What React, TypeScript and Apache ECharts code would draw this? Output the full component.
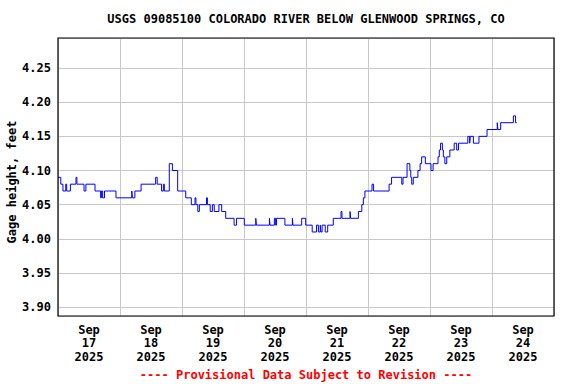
import React, { useEffect, useRef } from "react";
import * as echarts from "echarts";

const TITLE = "USGS 09085100 COLORADO RIVER BELOW GLENWOOD SPRINGS, CO";
const Y_NAME = "Gage height, feet";
const FOOTER = "---- Provisional Data Subject to Revision ----";
const MONTH = "Sep";
const YEAR = "2025";
const DAY_LABELS = ["17", "18", "19", "20", "21", "22", "23", "24"];

// change points: days since Sep 17 2025 00:00, gage height (ft) from that time on
const times = [
  0.0, 0.045, 0.08, 0.125, 0.14, 0.2, 0.29, 0.305, 0.42, 0.45,
  0.597, 0.688, 0.7, 0.72, 0.75, 0.935, 1.19, 1.2, 1.24, 1.34,
  1.575, 1.6, 1.67, 1.7, 1.715, 1.795, 1.845, 1.93, 2.06, 2.15,
  2.21, 2.225, 2.255, 2.28, 2.395, 2.41, 2.455, 2.49, 2.52, 2.595,
  2.64, 2.705, 2.84, 2.88, 3.005, 3.19, 3.2, 3.41, 3.42, 3.49,
  3.51, 3.525, 3.66, 3.78, 3.79, 3.93, 3.995, 4.1, 4.17, 4.2,
  4.23, 4.24, 4.26, 4.31, 4.35, 4.44, 4.565, 4.58, 4.71, 4.72,
  4.845, 4.9, 4.925, 4.95, 5.065, 5.09, 5.34, 5.38, 5.545, 5.565,
  5.63, 5.675, 5.69, 5.705, 5.73, 5.805, 5.84, 5.865, 5.925, 6.016,
  6.05, 6.13, 6.15, 6.17, 6.2, 6.215, 6.24, 6.27, 6.32, 6.39,
  6.43, 6.46, 6.61, 6.64, 6.65, 6.7, 6.79, 6.92, 7.085, 7.095,
  7.14, 7.345, 7.38, 7.4,
];
const heights = [
  4.09, 4.08, 4.07, 4.08, 4.07, 4.08, 4.09, 4.08, 4.07, 4.08,
  4.07, 4.06, 4.07, 4.06, 4.07, 4.06, 4.07, 4.06, 4.07, 4.08,
  4.09, 4.08, 4.07, 4.08, 4.07, 4.11, 4.1, 4.07, 4.06, 4.05,
  4.06, 4.05, 4.04, 4.05, 4.06, 4.05, 4.04, 4.05, 4.04, 4.05,
  4.04, 4.03, 4.02, 4.03, 4.02, 4.03, 4.02, 4.03, 4.02, 4.03,
  4.02, 4.03, 4.02, 4.03, 4.02, 4.03, 4.02, 4.01, 4.02, 4.01,
  4.02, 4.01, 4.02, 4.01, 4.02, 4.03, 4.04, 4.03, 4.04, 4.03,
  4.04, 4.05, 4.06, 4.07, 4.08, 4.07, 4.08, 4.09, 4.08, 4.09,
  4.11, 4.1, 4.09, 4.08, 4.09, 4.1, 4.11, 4.12, 4.11, 4.1,
  4.11, 4.12, 4.13, 4.14, 4.13, 4.12, 4.11, 4.12, 4.13, 4.14,
  4.13, 4.14, 4.15, 4.14, 4.15, 4.14, 4.15, 4.16, 4.17, 4.16,
  4.17, 4.18, 4.17, 4.17,
];

const Y_MIN = 3.887;
const Y_MAX = 4.294;
const FONT = '"DejaVu Sans Mono", monospace';
const GRID = { left: 58, top: 38, width: 496, height: 278 };

export default function App() {
  const ref = useRef<HTMLDivElement>(null);
  useEffect(() => {
    if (!ref.current) return;
    const chart = echarts.init(ref.current, undefined, { renderer: "svg" });
    const data = times.map((t, i) => [t, heights[i]]);
    chart.setOption({
      animation: false,
      backgroundColor: "#fff",
      grid: {
        left: GRID.left,
        top: GRID.top,
        width: GRID.width,
        height: GRID.height,
        show: false,
      },
      xAxis: [
        {
          type: "value",
          min: 0,
          max: 8,
          interval: 1,
          axisLine: { show: false },
          axisTick: { show: false },
          axisLabel: { show: false },
          splitLine: { show: true, lineStyle: { color: "#c8c8c8", width: 1 } },
        },
        {
          type: "value",
          min: 0,
          max: 8,
          interval: 0.5,
          position: "bottom",
          axisLine: { show: false },
          axisTick: { show: false },
          splitLine: { show: false },
          axisLabel: {
            margin: 7,
            fontFamily: FONT,
            fontWeight: "bold",
            fontSize: 12,
            color: "#000",
            lineHeight: 13.5,
            formatter: (v: number) => {
              const f = Math.floor(v);
              if (Math.abs(v - f - 0.5) < 1e-6 && f < DAY_LABELS.length) {
                return MONTH + "\n" + DAY_LABELS[f] + "\n" + YEAR;
              }
              return "";
            },
          },
        },
      ],
      yAxis: {
        type: "value",
        min: Y_MIN,
        max: Y_MAX,
        splitNumber: 8,
        axisLine: { show: false },
        axisTick: { show: false },
        splitLine: { show: true, lineStyle: { color: "#c8c8c8", width: 1 } },
        axisLabel: {
          margin: 7,
          fontFamily: FONT,
          fontWeight: "bold",
          fontSize: 12,
          color: "#000",
          formatter: (v: number) => {
            const r = Math.round(v / 0.05) * 0.05;
            return Math.abs(v - r) < 1e-6 ? v.toFixed(2) : "";
          },
        },
      },
      series: [
        {
          type: "line",
          xAxisIndex: 0,
          data,
          step: "end",
          showSymbol: false,
          symbol: "none",
          lineStyle: { color: "#0000ff", width: 1 },
          z: 5,
        },
      ],
      graphic: [
        {
          type: "rect",
          z: 100,
          silent: true,
          shape: { x: GRID.left, y: GRID.top, width: GRID.width, height: GRID.height },
          style: { fill: "none", stroke: "#000", lineWidth: 1.2 },
        },
        {
          type: "text",
          x: 306,
          y: 19,
          style: {
            text: TITLE,
            align: "center",
            verticalAlign: "middle",
            fontFamily: FONT,
            fontWeight: "bold",
            fontSize: 12,
            fill: "#000",
          },
        },
        {
          type: "text",
          x: 12,
          y: 182,
          rotation: Math.PI / 2,
          style: {
            text: Y_NAME,
            align: "center",
            verticalAlign: "middle",
            fontFamily: FONT,
            fontWeight: "bold",
            fontSize: 12,
            fill: "#000",
          },
        },
        {
          type: "text",
          x: 306,
          y: 375,
          style: {
            text: FOOTER,
            align: "center",
            verticalAlign: "middle",
            fontFamily: FONT,
            fontWeight: "bold",
            fontSize: 12,
            fill: "#ff0000",
          },
        },
      ],
    });
    return () => chart.dispose();
  }, []);
  return (
    <div
      ref={ref}
      style={{ position: "fixed", left: 0, top: 0, width: 576, height: 384, background: "#fff" }}
    />
  );
}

-------------------------

• EXERCISE: Without including any pictures, reproduce the listing exactly.

• THE ANSWER:
What React, TypeScript and Apache ECharts code would draw this? Output the full component.
import React, { useEffect, useRef } from "react";
import * as echarts from "echarts";

const TITLE = "USGS 09085100 COLORADO RIVER BELOW GLENWOOD SPRINGS, CO";
const Y_NAME = "Gage height, feet";
const FOOTER = "---- Provisional Data Subject to Revision ----";
const MONTH = "Sep";
const YEAR = "2025";
const DAY_LABELS = ["17", "18", "19", "20", "21", "22", "23", "24"];

// change points: days since Sep 17 2025 00:00, gage height (ft) from that time on
const times = [
  0.0, 0.045, 0.08, 0.125, 0.14, 0.2, 0.29, 0.305, 0.42, 0.45,
  0.597, 0.688, 0.7, 0.72, 0.75, 0.935, 1.19, 1.2, 1.24, 1.34,
  1.575, 1.6, 1.67, 1.7, 1.715, 1.795, 1.845, 1.93, 2.06, 2.15,
  2.21, 2.225, 2.255, 2.28, 2.395, 2.41, 2.455, 2.49, 2.52, 2.595,
  2.64, 2.705, 2.84, 2.88, 3.005, 3.19, 3.2, 3.41, 3.42, 3.49,
  3.51, 3.525, 3.66, 3.78, 3.79, 3.93, 3.995, 4.1, 4.17, 4.2,
  4.23, 4.24, 4.26, 4.31, 4.35, 4.44, 4.565, 4.58, 4.71, 4.72,
  4.845, 4.9, 4.925, 4.95, 5.065, 5.09, 5.34, 5.38, 5.545, 5.565,
  5.63, 5.675, 5.69, 5.705, 5.73, 5.805, 5.84, 5.865, 5.925, 6.016,
  6.05, 6.13, 6.15, 6.17, 6.2, 6.215, 6.24, 6.27, 6.32, 6.39,
  6.43, 6.46, 6.61, 6.64, 6.65, 6.7, 6.79, 6.92, 7.085, 7.095,
  7.14, 7.345, 7.38, 7.4,
];
const heights = [
  4.09, 4.08, 4.07, 4.08, 4.07, 4.08, 4.09, 4.08, 4.07, 4.08,
  4.07, 4.06, 4.07, 4.06, 4.07, 4.06, 4.07, 4.06, 4.07, 4.08,
  4.09, 4.08, 4.07, 4.08, 4.07, 4.11, 4.1, 4.07, 4.06, 4.05,
  4.06, 4.05, 4.04, 4.05, 4.06, 4.05, 4.04, 4.05, 4.04, 4.05,
  4.04, 4.03, 4.02, 4.03, 4.02, 4.03, 4.02, 4.03, 4.02, 4.03,
  4.02, 4.03, 4.02, 4.03, 4.02, 4.03, 4.02, 4.01, 4.02, 4.01,
  4.02, 4.01, 4.02, 4.01, 4.02, 4.03, 4.04, 4.03, 4.04, 4.03,
  4.04, 4.05, 4.06, 4.07, 4.08, 4.07, 4.08, 4.09, 4.08, 4.09,
  4.11, 4.1, 4.09, 4.08, 4.09, 4.1, 4.11, 4.12, 4.11, 4.1,
  4.11, 4.12, 4.13, 4.14, 4.13, 4.12, 4.11, 4.12, 4.13, 4.14,
  4.13, 4.14, 4.15, 4.14, 4.15, 4.14, 4.15, 4.16, 4.17, 4.16,
  4.17, 4.18, 4.17, 4.17,
];

const Y_MIN = 3.887;
const Y_MAX = 4.294;
const FONT = '"DejaVu Sans Mono", monospace';
const GRID = { left: 58, top: 38, width: 496, height: 278 };

export default function App() {
  const ref = useRef<HTMLDivElement>(null);
  useEffect(() => {
    if (!ref.current) return;
    const chart = echarts.init(ref.current, undefined, { renderer: "svg" });
    const data = times.map((t, i) => [t, heights[i]]);
    chart.setOption({
      animation: false,
      backgroundColor: "#fff",
      grid: {
        left: GRID.left,
        top: GRID.top,
        width: GRID.width,
        height: GRID.height,
        show: false,
      },
      xAxis: [
        {
          type: "value",
          min: 0,
          max: 8,
          interval: 1,
          axisLine: { show: false },
          axisTick: { show: false },
          axisLabel: { show: false },
          splitLine: { show: true, lineStyle: { color: "#c8c8c8", width: 1 } },
        },
        {
          type: "value",
          min: 0,
          max: 8,
          interval: 0.5,
          position: "bottom",
          axisLine: { show: false },
          axisTick: { show: false },
          splitLine: { show: false },
          axisLabel: {
            margin: 7,
            fontFamily: FONT,
            fontWeight: "bold",
            fontSize: 12,
            color: "#000",
            lineHeight: 13.5,
            formatter: (v: number) => {
              const f = Math.floor(v);
              if (Math.abs(v - f - 0.5) < 1e-6 && f < DAY_LABELS.length) {
                return MONTH + "\n" + DAY_LABELS[f] + "\n" + YEAR;
              }
              return "";
            },
          },
        },
      ],
      yAxis: {
        type: "value",
        min: Y_MIN,
        max: Y_MAX,
        splitNumber: 8,
        axisLine: { show: false },
        axisTick: { show: false },
        splitLine: { show: true, lineStyle: { color: "#c8c8c8", width: 1 } },
        axisLabel: {
          margin: 7,
          fontFamily: FONT,
          fontWeight: "bold",
          fontSize: 12,
          color: "#000",
          formatter: (v: number) => {
            const r = Math.round(v / 0.05) * 0.05;
            return Math.abs(v - r) < 1e-6 ? v.toFixed(2) : "";
          },
        },
      },
      series: [
        {
          type: "line",
          xAxisIndex: 0,
          data,
          step: "end",
          showSymbol: false,
          symbol: "none",
          lineStyle: { color: "#0000ff", width: 1 },
          z: 5,
        },
      ],
      graphic: [
        {
          type: "rect",
          z: 100,
          silent: true,
          shape: { x: GRID.left, y: GRID.top, width: GRID.width, height: GRID.height },
          style: { fill: "none", stroke: "#000", lineWidth: 1.2 },
        },
        {
          type: "text",
          x: 306,
          y: 19,
          style: {
            text: TITLE,
            align: "center",
            verticalAlign: "middle",
            fontFamily: FONT,
            fontWeight: "bold",
            fontSize: 12,
            fill: "#000",
          },
        },
        {
          type: "text",
          x: 12,
          y: 182,
          rotation: Math.PI / 2,
          style: {
            text: Y_NAME,
            align: "center",
            verticalAlign: "middle",
            fontFamily: FONT,
            fontWeight: "bold",
            fontSize: 12,
            fill: "#000",
          },
        },
        {
          type: "text",
          x: 306,
          y: 375,
          style: {
            text: FOOTER,
            align: "center",
            verticalAlign: "middle",
            fontFamily: FONT,
            fontWeight: "bold",
            fontSize: 12,
            fill: "#ff0000",
          },
        },
      ],
    });
    return () => chart.dispose();
  }, []);
  return (
    <div
      ref={ref}
      style={{ position: "fixed", left: 0, top: 0, width: 576, height: 384, background: "#fff" }}
    />
  );
}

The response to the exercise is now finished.